▶ _JOB_: Repeat, please, only the lines from the top of the data down to the line with "ypos = list(range(len(cultivars)))"; include both of those lines.

▶ _DATASET CONTENT_:
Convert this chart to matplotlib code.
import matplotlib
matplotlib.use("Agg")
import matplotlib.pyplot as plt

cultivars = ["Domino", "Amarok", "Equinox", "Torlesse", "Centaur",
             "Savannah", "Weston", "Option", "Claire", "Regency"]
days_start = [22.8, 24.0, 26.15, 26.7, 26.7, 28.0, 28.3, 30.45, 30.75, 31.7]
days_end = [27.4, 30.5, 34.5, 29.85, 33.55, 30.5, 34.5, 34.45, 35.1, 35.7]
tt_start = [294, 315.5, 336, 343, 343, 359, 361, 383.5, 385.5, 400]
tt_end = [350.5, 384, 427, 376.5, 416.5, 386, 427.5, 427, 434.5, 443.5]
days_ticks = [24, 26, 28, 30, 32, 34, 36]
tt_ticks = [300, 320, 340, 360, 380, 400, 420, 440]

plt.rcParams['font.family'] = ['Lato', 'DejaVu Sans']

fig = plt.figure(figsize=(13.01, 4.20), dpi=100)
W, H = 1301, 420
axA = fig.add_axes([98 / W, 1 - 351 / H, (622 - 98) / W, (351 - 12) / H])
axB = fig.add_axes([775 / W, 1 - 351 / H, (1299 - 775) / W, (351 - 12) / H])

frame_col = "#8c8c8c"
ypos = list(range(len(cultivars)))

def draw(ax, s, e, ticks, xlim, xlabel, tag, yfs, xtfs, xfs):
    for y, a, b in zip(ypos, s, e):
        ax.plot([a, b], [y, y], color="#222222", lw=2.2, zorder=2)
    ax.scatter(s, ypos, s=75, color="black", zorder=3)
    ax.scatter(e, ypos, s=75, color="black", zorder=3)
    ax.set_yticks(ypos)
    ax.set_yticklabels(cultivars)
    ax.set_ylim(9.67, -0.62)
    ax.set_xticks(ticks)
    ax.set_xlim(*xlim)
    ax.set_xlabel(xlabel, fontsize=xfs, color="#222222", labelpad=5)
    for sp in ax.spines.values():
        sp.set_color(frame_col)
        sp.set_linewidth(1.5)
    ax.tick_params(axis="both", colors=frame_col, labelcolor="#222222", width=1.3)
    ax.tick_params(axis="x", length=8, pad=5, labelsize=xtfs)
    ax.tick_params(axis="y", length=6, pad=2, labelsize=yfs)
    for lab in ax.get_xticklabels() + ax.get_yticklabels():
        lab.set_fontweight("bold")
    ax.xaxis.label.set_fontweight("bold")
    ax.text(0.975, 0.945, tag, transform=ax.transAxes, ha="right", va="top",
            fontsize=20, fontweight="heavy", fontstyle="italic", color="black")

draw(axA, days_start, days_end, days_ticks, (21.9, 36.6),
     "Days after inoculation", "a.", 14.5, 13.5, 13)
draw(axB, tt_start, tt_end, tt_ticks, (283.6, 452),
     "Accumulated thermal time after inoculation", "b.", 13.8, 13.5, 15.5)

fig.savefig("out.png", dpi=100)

▶ _TASK OUTPUT_:
Convert this chart to matplotlib code.
import matplotlib
matplotlib.use("Agg")
import matplotlib.pyplot as plt

cultivars = ["Domino", "Amarok", "Equinox", "Torlesse", "Centaur",
             "Savannah", "Weston", "Option", "Claire", "Regency"]
days_start = [22.8, 24.0, 26.15, 26.7, 26.7, 28.0, 28.3, 30.45, 30.75, 31.7]
days_end = [27.4, 30.5, 34.5, 29.85, 33.55, 30.5, 34.5, 34.45, 35.1, 35.7]
tt_start = [294, 315.5, 336, 343, 343, 359, 361, 383.5, 385.5, 400]
tt_end = [350.5, 384, 427, 376.5, 416.5, 386, 427.5, 427, 434.5, 443.5]
days_ticks = [24, 26, 28, 30, 32, 34, 36]
tt_ticks = [300, 320, 340, 360, 380, 400, 420, 440]

plt.rcParams['font.family'] = ['Lato', 'DejaVu Sans']

fig = plt.figure(figsize=(13.01, 4.20), dpi=100)
W, H = 1301, 420
axA = fig.add_axes([98 / W, 1 - 351 / H, (622 - 98) / W, (351 - 12) / H])
axB = fig.add_axes([775 / W, 1 - 351 / H, (1299 - 775) / W, (351 - 12) / H])

frame_col = "#8c8c8c"
ypos = list(range(len(cultivars)))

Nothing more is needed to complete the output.